Friday, January 11, 2013

Flux

There is just something about Card's works. I find myself really engrossed and excited to read them, yet there are very few that would be called "great". There are plenty of really interesting ideas. He also has a thing for literary allusions. Perhaps it is the writing style that degrades the work. But, I seem to like the style. Maybe it is just something missing there. Something that is hard to pinpoint, but that would be needed to launch his writing from the "good" to the "great".

Short story collections are always nice because they explore new ideas quickly. If one gets dull, there is not much time wasted before moving on to the next. Card is also very good with providing commentary on his stories - this is often some of the best stuff.

The last story in the work, "The Originist", was also the longest. As I started the story I did a quick double-take. These characters sounded familiar. Weren't they from Asimov's Foundation universe? No. That couldn't be. Card hates fan fiction. But, as they started talking about Trantor and foundations, I knew it was Asimov. What's with that? Well, it turns out that Card ended up breaking his own rules as part of a "Foundation's Friends" work. (Is that a sign of a great author?) The story was pretty good and did fit in well with Asimov's Foundation and Empire series.

"In the Doghouse" is a story about aliens looking for a new home planet. They only have their minds left and need to live in a host species. However, their morals don't allow them to live in highly sentient species. One scout comes down to earth "controlled" by a power-company monopoly. The company charges high rates, limits usage and prohibits solar panels. The alien scout comes down, assumes the body of a condemned man and starts selling doghouses with solar panels. This provides abundant power to people. However, so they don't get caught, he also requires everyone to have a dog. The power company now falls to its knees, and dog houses are spread all over the world. The scout goes back home, is commended for a setting up the ideal host situation, and is then asked to commit suicide (for being hosted in a man.) The aliens then come down, occupy the bodies of the dogs, and start showing their supreme intellect to the humans. The humans just laugh at the smart dogs, and the aliens end up going back to being just dogs.
This has a sly message about government and "do-gooders" getting mangled up in ideas that are not necessarily good. People conserve energy because it is so limited. Alternatives are made illegal. The great monopolists can grow rich in this scenario. Only through subterfuge can people overcome this. After gaining this victory with the aid of the aliens, the people turn around and do the same with the aliens. Rather than working together with the intellectual giants that have visited, they continue to hold dogs in their same subservient positions.

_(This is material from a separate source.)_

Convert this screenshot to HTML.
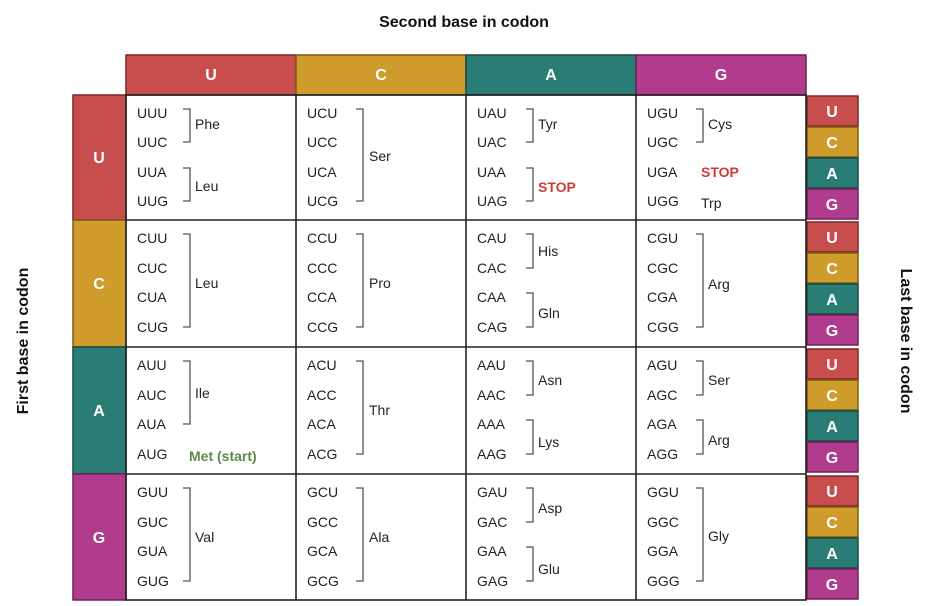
<!DOCTYPE html>
<html><head><meta charset="utf-8"><style>
body{margin:0;background:#fff}
svg{display:block;font-family:"Liberation Sans",Arial,sans-serif}
.c{font-size:14px;fill:#222}
.b{fill:none;stroke:#555;stroke-width:1.3}
.h{font-size:16px;font-weight:bold;fill:#fff;text-anchor:middle}
.s{font-size:14px;font-weight:bold;fill:#d23a36}
</style></head><body>
<svg width="935" height="606" viewBox="0 0 935 606">
<text x="464" y="27" text-anchor="middle" font-size="16" font-weight="bold" fill="#111">Second base in codon</text>
<text transform="translate(28,341) rotate(-90)" text-anchor="middle" font-size="16" font-weight="bold" fill="#111">First base in codon</text>
<text transform="translate(901,341) rotate(90)" text-anchor="middle" font-size="16" font-weight="bold" fill="#111">Last base in codon</text>

<!-- top headers -->
<rect x="126" y="55" width="170" height="40" fill="#c84d4d" stroke="#7a2626" stroke-width="1.5"/>
<rect x="296" y="55" width="170" height="40" fill="#cf9b2b" stroke="#7f5a13" stroke-width="1.5"/>
<rect x="466" y="55" width="170" height="40" fill="#2a7d74" stroke="#174a44" stroke-width="1.5"/>
<rect x="636" y="55" width="170" height="40" fill="#b13c8e" stroke="#6e2055" stroke-width="1.5"/>
<text class="h" x="211" y="80">U</text><text class="h" x="381" y="80">C</text><text class="h" x="551" y="80">A</text><text class="h" x="721" y="80">G</text>

<!-- left headers -->
<rect x="73" y="95" width="53" height="125" fill="#c84d4d" stroke="#7a2626" stroke-width="1.5"/>
<rect x="73" y="220" width="53" height="127" fill="#cf9b2b" stroke="#7f5a13" stroke-width="1.5"/>
<rect x="73" y="347" width="53" height="127" fill="#2a7d74" stroke="#174a44" stroke-width="1.5"/>
<rect x="73" y="474" width="53" height="126" fill="#b13c8e" stroke="#6e2055" stroke-width="1.5"/>
<text class="h" x="99" y="163">U</text><text class="h" x="99" y="289">C</text><text class="h" x="99" y="416">A</text><text class="h" x="99" y="543">G</text>

<!-- right headers -->
<g id="rh">
<rect x="807" y="96" width="51" height="30" fill="#c84d4d" stroke="#7a2626" stroke-width="1.5"/>
<rect x="807" y="127" width="51" height="30" fill="#cf9b2b" stroke="#7f5a13" stroke-width="1.5"/>
<rect x="807" y="158" width="51" height="30" fill="#2a7d74" stroke="#174a44" stroke-width="1.5"/>
<rect x="807" y="189" width="51" height="30" fill="#b13c8e" stroke="#6e2055" stroke-width="1.5"/>
<text class="h" x="832" y="117">U</text><text class="h" x="832" y="148">C</text><text class="h" x="832" y="179">A</text><text class="h" x="832" y="210">G</text>
</g>
<g transform="translate(0,126)">
<rect x="807" y="96" width="51" height="30" fill="#c84d4d" stroke="#7a2626" stroke-width="1.5"/>
<rect x="807" y="127" width="51" height="30" fill="#cf9b2b" stroke="#7f5a13" stroke-width="1.5"/>
<rect x="807" y="158" width="51" height="30" fill="#2a7d74" stroke="#174a44" stroke-width="1.5"/>
<rect x="807" y="189" width="51" height="30" fill="#b13c8e" stroke="#6e2055" stroke-width="1.5"/>
<text class="h" x="832" y="117">U</text><text class="h" x="832" y="148">C</text><text class="h" x="832" y="179">A</text><text class="h" x="832" y="210">G</text>
</g>
<g transform="translate(0,253)">
<rect x="807" y="96" width="51" height="30" fill="#c84d4d" stroke="#7a2626" stroke-width="1.5"/>
<rect x="807" y="127" width="51" height="30" fill="#cf9b2b" stroke="#7f5a13" stroke-width="1.5"/>
<rect x="807" y="158" width="51" height="30" fill="#2a7d74" stroke="#174a44" stroke-width="1.5"/>
<rect x="807" y="189" width="51" height="30" fill="#b13c8e" stroke="#6e2055" stroke-width="1.5"/>
<text class="h" x="832" y="117">U</text><text class="h" x="832" y="148">C</text><text class="h" x="832" y="179">A</text><text class="h" x="832" y="210">G</text>
</g>
<g transform="translate(0,380)">
<rect x="807" y="96" width="51" height="30" fill="#c84d4d" stroke="#7a2626" stroke-width="1.5"/>
<rect x="807" y="127" width="51" height="30" fill="#cf9b2b" stroke="#7f5a13" stroke-width="1.5"/>
<rect x="807" y="158" width="51" height="30" fill="#2a7d74" stroke="#174a44" stroke-width="1.5"/>
<rect x="807" y="189" width="51" height="30" fill="#b13c8e" stroke="#6e2055" stroke-width="1.5"/>
<text class="h" x="832" y="117">U</text><text class="h" x="832" y="148">C</text><text class="h" x="832" y="179">A</text><text class="h" x="832" y="210">G</text>
</g>

<!-- grid -->
<g fill="none" stroke="#222" stroke-width="1.6">
<rect x="126" y="95" width="680" height="505"/>
<path d="M296 95V600M466 95V600M636 95V600M126 220H806M126 347H806M126 474H806"/>
</g>

<!-- Row U -->
<g transform="translate(126,95)">
<text class="c" x="11" y="23">UUU</text><text class="c" x="11" y="52">UUC</text><text class="c" x="11" y="82">UUA</text><text class="c" x="11" y="111">UUG</text>
<path class="b" d="M57 14H64V47H57"/><text class="c" x="69" y="34">Phe</text>
<path class="b" d="M57 73H64V106H57"/><text class="c" x="69" y="96">Leu</text>
</g>
<g transform="translate(296,95)">
<text class="c" x="11" y="23">UCU</text><text class="c" x="11" y="52">UCC</text><text class="c" x="11" y="82">UCA</text><text class="c" x="11" y="111">UCG</text>
<path class="b" d="M60 14H67V106H60"/><text class="c" x="73" y="66">Ser</text>
</g>
<g transform="translate(466,95)">
<text class="c" x="11" y="23">UAU</text><text class="c" x="11" y="52">UAC</text><text class="c" x="11" y="82">UAA</text><text class="c" x="11" y="111">UAG</text>
<path class="b" d="M60 14H67V47H60"/><text class="c" x="72" y="34">Tyr</text>
<path class="b" d="M60 73H67V106H60"/><text class="s" x="72" y="97">STOP</text>
</g>
<g transform="translate(636,95)">
<text class="c" x="11" y="23">UGU</text><text class="c" x="11" y="52">UGC</text><text class="c" x="11" y="82">UGA</text><text class="c" x="11" y="111">UGG</text>
<path class="b" d="M60 14H67V47H60"/><text class="c" x="72" y="34">Cys</text>
<text class="s" x="65" y="82">STOP</text><text class="c" x="65" y="113">Trp</text>
</g>

<!-- Row C -->
<g transform="translate(126,220)">
<text class="c" x="11" y="23">CUU</text><text class="c" x="11" y="53">CUC</text><text class="c" x="11" y="82">CUA</text><text class="c" x="11" y="112">CUG</text>
<path class="b" d="M57 14H64V107H57"/><text class="c" x="69" y="68">Leu</text>
</g>
<g transform="translate(296,220)">
<text class="c" x="11" y="23">CCU</text><text class="c" x="11" y="53">CCC</text><text class="c" x="11" y="82">CCA</text><text class="c" x="11" y="112">CCG</text>
<path class="b" d="M60 14H67V107H60"/><text class="c" x="73" y="68">Pro</text>
</g>
<g transform="translate(466,220)">
<text class="c" x="11" y="23">CAU</text><text class="c" x="11" y="53">CAC</text><text class="c" x="11" y="82">CAA</text><text class="c" x="11" y="112">CAG</text>
<path class="b" d="M60 14H67V48H60"/><text class="c" x="72" y="36">His</text>
<path class="b" d="M60 73H67V107H60"/><text class="c" x="72" y="98">Gln</text>
</g>
<g transform="translate(636,220)">
<text class="c" x="11" y="23">CGU</text><text class="c" x="11" y="53">CGC</text><text class="c" x="11" y="82">CGA</text><text class="c" x="11" y="112">CGG</text>
<path class="b" d="M60 14H67V107H60"/><text class="c" x="72" y="69">Arg</text>
</g>

<!-- Row A -->
<g transform="translate(126,347)">
<text class="c" x="11" y="23">AUU</text><text class="c" x="11" y="53">AUC</text><text class="c" x="11" y="82">AUA</text><text class="c" x="11" y="112">AUG</text>
<path class="b" d="M57 14H64V77H57"/><text class="c" x="69" y="51">Ile</text>
<text x="63" y="114" font-size="14" font-weight="bold" fill="#5b8b4c">Met (start)</text>
</g>
<g transform="translate(296,347)">
<text class="c" x="11" y="23">ACU</text><text class="c" x="11" y="53">ACC</text><text class="c" x="11" y="82">ACA</text><text class="c" x="11" y="112">ACG</text>
<path class="b" d="M60 14H67V107H60"/><text class="c" x="73" y="68">Thr</text>
</g>
<g transform="translate(466,347)">
<text class="c" x="11" y="23">AAU</text><text class="c" x="11" y="53">AAC</text><text class="c" x="11" y="82">AAA</text><text class="c" x="11" y="112">AAG</text>
<path class="b" d="M60 14H67V48H60"/><text class="c" x="72" y="38">Asn</text>
<path class="b" d="M60 73H67V107H60"/><text class="c" x="72" y="100">Lys</text>
</g>
<g transform="translate(636,347)">
<text class="c" x="11" y="23">AGU</text><text class="c" x="11" y="53">AGC</text><text class="c" x="11" y="82">AGA</text><text class="c" x="11" y="112">AGG</text>
<path class="b" d="M60 14H67V48H60"/><text class="c" x="72" y="38">Ser</text>
<path class="b" d="M60 73H67V107H60"/><text class="c" x="72" y="98">Arg</text>
</g>

<!-- Row G -->
<g transform="translate(126,474)">
<text class="c" x="11" y="23">GUU</text><text class="c" x="11" y="53">GUC</text><text class="c" x="11" y="82">GUA</text><text class="c" x="11" y="112">GUG</text>
<path class="b" d="M57 14H64V107H57"/><text class="c" x="69" y="68">Val</text>
</g>
<g transform="translate(296,474)">
<text class="c" x="11" y="23">GCU</text><text class="c" x="11" y="53">GCC</text><text class="c" x="11" y="82">GCA</text><text class="c" x="11" y="112">GCG</text>
<path class="b" d="M60 14H67V107H60"/><text class="c" x="73" y="68">Ala</text>
</g>
<g transform="translate(466,474)">
<text class="c" x="11" y="23">GAU</text><text class="c" x="11" y="53">GAC</text><text class="c" x="11" y="82">GAA</text><text class="c" x="11" y="112">GAG</text>
<path class="b" d="M60 14H67V48H60"/><text class="c" x="72" y="39">Asp</text>
<path class="b" d="M60 73H67V107H60"/><text class="c" x="72" y="100">Glu</text>
</g>
<g transform="translate(636,474)">
<text class="c" x="11" y="23">GGU</text><text class="c" x="11" y="53">GGC</text><text class="c" x="11" y="82">GGA</text><text class="c" x="11" y="112">GGG</text>
<path class="b" d="M60 14H67V107H60"/><text class="c" x="72" y="67">Gly</text>
</g>
</svg>
</body></html>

"A Thousand Deaths" is a gruesome tale of a man that is cloned and killed multiple times in an attempt to get a coerced "believable" confession. The confession is judged believable by the response of a test audience. He is never believable, eventually deciding to criticize the state and mentally "poison" the audience.

In "Clap Hands and Sing" a man and a woman independently travel back in time to kindle a childhood crush. This is one of the poorer stories.

"Dogwalker" is Card's cyperbunk about a password cracking man-boy who almost gets away with the perfect crime, but fails because the target always types his password twice. How hard would it be to guess somebody's password after knowing their life well?

"But We Try Not to Act Like It" is about a lonely man who is sick of his TV. Legislation has made TV watching mandatory for singles. Legislation also requires individualized programming for small minority groups, and restricts content based on tendencies (such as violence) of the audience. However, this attempt to control entertainment backfires as many people are harmed by problems with the programs. It contains some big-brother themes, but is an easily forgettable story.

"I Put My Blue Genes" is about a crew that returns to earth after 100s of years in space. They left right as the USSR and USA were on the brink of biological warfare. They find a small US base that is battling the Russian attacks. It turns out the Russians had been eliminated a long time ago, and it is simply the mutations of the past weapons that they are fighting. The earth, however, is nearly uninhabitable, and the people have significantly mutated and need to continue to do so to survive. Its a cautionary tale of war for war's sake. When your entire identity is wound up in fighting an enemy, its difficult to know what to do when the enemy is gone.